Il trouve alors refuge à Motiers, près de Neuchâtel, alors principauté prussienne, où il ébauche ses
Confessions. Mais après ses
Lettres écrites de la montagne (1764), sa maison est lapidée et il doit s'enfuir sur l'île Saint-Pierre, au milieu du lac de Bienne, qui lui laisse le souvenir enchanteur d'un très bref moment de répit et de bonheur.
Chassé à nouveau par les Bernois, il accepte l'hospitalité du philosophe David Hume. Mais après quelques mois passés en Angleterre, il se brouille avec son hôte et quitte un pays où il se croit exposé aux attaques de Voltaire, de d'Holbach et des philosophes.

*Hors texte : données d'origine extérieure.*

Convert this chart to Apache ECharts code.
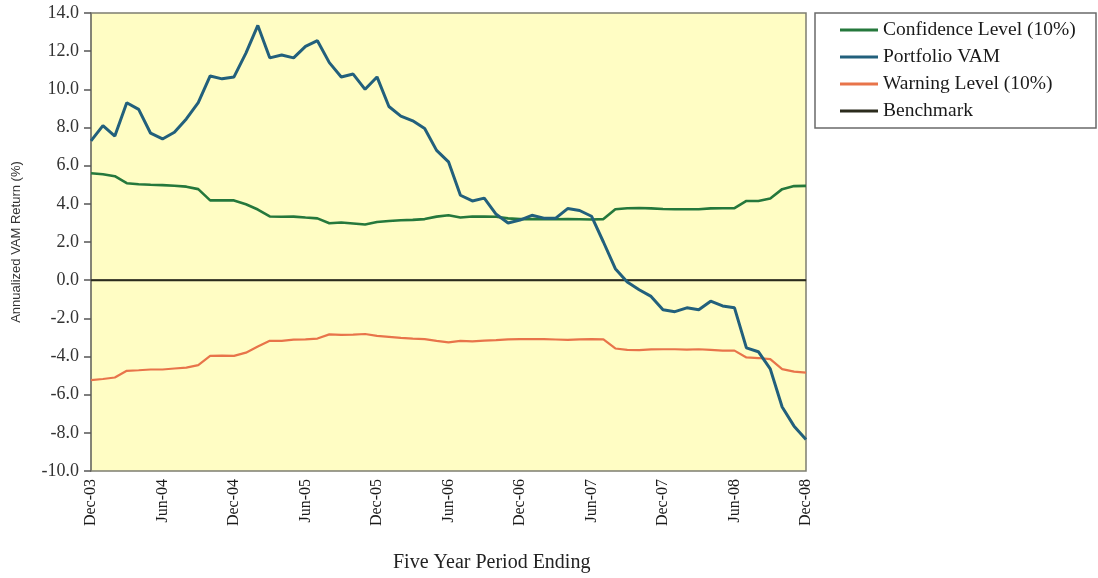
<!DOCTYPE html>
<html>
<head>
<meta charset="utf-8">
<title>Annualized VAM Return</title>
<script src="https://cdn.jsdelivr.net/npm/echarts@6/dist/echarts.min.js"></script>
<style>
  html, body { margin: 0; padding: 0; background: #ffffff; }
  #chart { width: 1098px; height: 578px; }
</style>
</head>
<body>
<div id="chart"></div>
<script>
// Month-end dates of each five-year period
const months = [
  'Dec-03','Jan-04','Feb-04','Mar-04','Apr-04','May-04','Jun-04','Jul-04','Aug-04','Sep-04','Oct-04','Nov-04',
  'Dec-04','Jan-05','Feb-05','Mar-05','Apr-05','May-05','Jun-05','Jul-05','Aug-05','Sep-05','Oct-05','Nov-05',
  'Dec-05','Jan-06','Feb-06','Mar-06','Apr-06','May-06','Jun-06','Jul-06','Aug-06','Sep-06','Oct-06','Nov-06',
  'Dec-06','Jan-07','Feb-07','Mar-07','Apr-07','May-07','Jun-07','Jul-07','Aug-07','Sep-07','Oct-07','Nov-07',
  'Dec-07','Jan-08','Feb-08','Mar-08','Apr-08','May-08','Jun-08','Jul-08','Aug-08','Sep-08','Oct-08','Nov-08',
  'Dec-08'
];

// Annualized returns (%)
const confidenceLevel = [
  5.60, 5.55, 5.45, 5.08, 5.03, 5.00, 4.98, 4.95, 4.90, 4.77, 4.18, 4.18,
  4.18, 3.98, 3.70, 3.34, 3.32, 3.33, 3.28, 3.24, 2.98, 3.02, 2.97, 2.92,
  3.05, 3.10, 3.14, 3.16, 3.20, 3.33, 3.40, 3.28, 3.34, 3.33, 3.32, 3.24,
  3.20, 3.20, 3.20, 3.19, 3.20, 3.19, 3.18, 3.20, 3.72, 3.77, 3.78, 3.76,
  3.73, 3.72, 3.72, 3.72, 3.76, 3.77, 3.77, 4.15, 4.15, 4.28, 4.77, 4.93,
  4.94
];

const portfolioVAM = [
  7.30, 8.10, 7.55, 9.30, 8.95, 7.70, 7.40, 7.75, 8.45, 9.30, 10.70, 10.55,
  10.65, 11.90, 13.35, 11.65, 11.80, 11.65, 12.25, 12.55, 11.40, 10.65, 10.80, 10.00,
  10.65, 9.10, 8.60, 8.35, 7.95, 6.80, 6.20, 4.45, 4.15, 4.30, 3.45, 3.00,
  3.15, 3.40, 3.25, 3.25, 3.75, 3.65, 3.35, 2.00, 0.60, -0.10, -0.50, -0.85,
  -1.55, -1.65, -1.45, -1.55, -1.10, -1.35, -1.45, -3.55, -3.75, -4.65, -6.65, -7.65,
  -8.35
];

const warningLevel = [
  -5.24, -5.18, -5.10, -4.75, -4.72, -4.68, -4.68, -4.63, -4.58, -4.45, -3.97, -3.95,
  -3.97, -3.80, -3.48, -3.18, -3.18, -3.12, -3.10, -3.06, -2.84, -2.87, -2.85, -2.82,
  -2.92, -2.97, -3.02, -3.06, -3.09, -3.18, -3.26, -3.18, -3.21, -3.17, -3.14, -3.10,
  -3.09, -3.09, -3.09, -3.11, -3.13, -3.10, -3.09, -3.10, -3.58, -3.65, -3.67, -3.63,
  -3.62, -3.62, -3.64, -3.62, -3.65, -3.69, -3.69, -4.05, -4.08, -4.14, -4.66, -4.79,
  -4.84
];

const benchmark = [
  0, 0, 0, 0, 0, 0, 0, 0, 0, 0, 0, 0,
  0, 0, 0, 0, 0, 0, 0, 0, 0, 0, 0, 0,
  0, 0, 0, 0, 0, 0, 0, 0, 0, 0, 0, 0,
  0, 0, 0, 0, 0, 0, 0, 0, 0, 0, 0, 0,
  0, 0, 0, 0, 0, 0, 0, 0, 0, 0, 0, 0,
  0
];

const seriesNames = ['Confidence Level (10%)', 'Portfolio VAM', 'Warning Level (10%)', 'Benchmark'];

const SERIF = '"Liberation Serif", "Times New Roman", serif';
const SANS = '"Liberation Sans", Arial, sans-serif';

const chart = echarts.init(document.getElementById('chart'), null, { renderer: 'canvas' });

function lineSeries(name, data, color, width, z) {
  return {
    name: name,
    type: 'line',
    data: data,
    symbol: 'none',
    smooth: false,
    z: z,
    itemStyle: { color: color },
    lineStyle: { color: color, width: width },
    emphasis: { disabled: true }
  };
}

chart.setOption({
  backgroundColor: '#ffffff',
  animation: false,
  grid: {
    left: 91, top: 13, width: 715, height: 458,
    show: true,
    backgroundColor: '#FFFDC4',
    borderColor: '#7d7d70',
    borderWidth: 1.5
  },
  legend: {
    data: seriesNames,
    orient: 'vertical',
    left: 840,
    top: 20,
    padding: 0,
    itemGap: 7,
    itemWidth: 38,
    itemHeight: 3,
    icon: 'rect',
    textStyle: { fontFamily: SERIF, fontSize: 19.5, color: '#1a1a1a', lineHeight: 20 }
  },
  graphic: [
    {
      type: 'rect',
      shape: { x: 815, y: 13, width: 281, height: 115 },
      style: { fill: 'transparent', stroke: '#6a6a6a', lineWidth: 1.5 },
      silent: true
    },
    {
      type: 'text',
      style: {
        x: 393, y: 563,
        text: 'Five Year Period Ending',
        font: '20px ' + SERIF,
        fill: '#222222',
        textAlign: 'left',
        textVerticalAlign: 'middle'
      },
      silent: true
    }
  ],
  xAxis: {
    type: 'category',
    data: months,
    boundaryGap: false,
    axisLine: { show: true, lineStyle: { color: '#7d7d70', width: 1.5 } },
    axisTick: { show: false },
    splitLine: { show: false },
    axisLabel: {
      interval: 5,
      rotate: 90,
      margin: 8,
      fontFamily: SERIF,
      fontSize: 16,
      color: '#1a1a1a'
    }
  },
  yAxis: {
    type: 'value',
    min: -10,
    max: 14,
    interval: 2,
    name: 'Annualized VAM Return (%)',
    nameLocation: 'middle',
    nameGap: 68,
    nameRotate: 90,
    nameTextStyle: { fontFamily: SANS, fontSize: 13, color: '#333333' },
    axisLine: { show: true, lineStyle: { color: '#7d7d70', width: 1.5 } },
    axisTick: { show: true, length: 7, lineStyle: { color: '#555555', width: 1.5 } },
    splitLine: { show: false },
    axisLabel: {
      margin: 12,
      fontFamily: SERIF,
      fontSize: 18,
      color: '#333333',
      formatter: function (v) { return v.toFixed(1); }
    }
  },
  series: [
    lineSeries(seriesNames[3], benchmark, '#2b2b1c', 2, 1),
    lineSeries(seriesNames[2], warningLevel, '#E8744A', 2.2, 2),
    lineSeries(seriesNames[0], confidenceLevel, '#25783C', 2.6, 3),
    lineSeries(seriesNames[1], portfolioVAM, '#22607C', 3, 4)
  ]
});
</script>
</body>
</html>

Le refuge dans l'autobiographie :De plus en plus obsédé par l'idée d'un complot, Rousseau connait une succession d'aventures pitoyables qui le bouleversent. Contre ce qu'il croit être une conspiration universelle, il se justifie en achevant ses
Confessions (1765-1770). Ses dernières années se passent à Paris, où il recommence à gagner sa vie en copiant de la musique, partage ses loisirs entre la botanique et ses promenades avec Bernardin de Saint-Pierre et compose difficilement ses
Dialogues, puis à partir de 1776,
Les Rêveries du promeneur solitaire : ses obsessions d'homme traqué s'estompent et il parait jouir de ce qu'il contemple, de ses souvenirs et du simple sentiment de son existence.
Rousseau meurt le 2 juillet 1778 à Ermenonville, où il est inhumé dans l'île des Peupliers, qui devient un lieu de pèlerinage jusqu'au transfert de ses cendres au Panthéon par la Convention en 1794.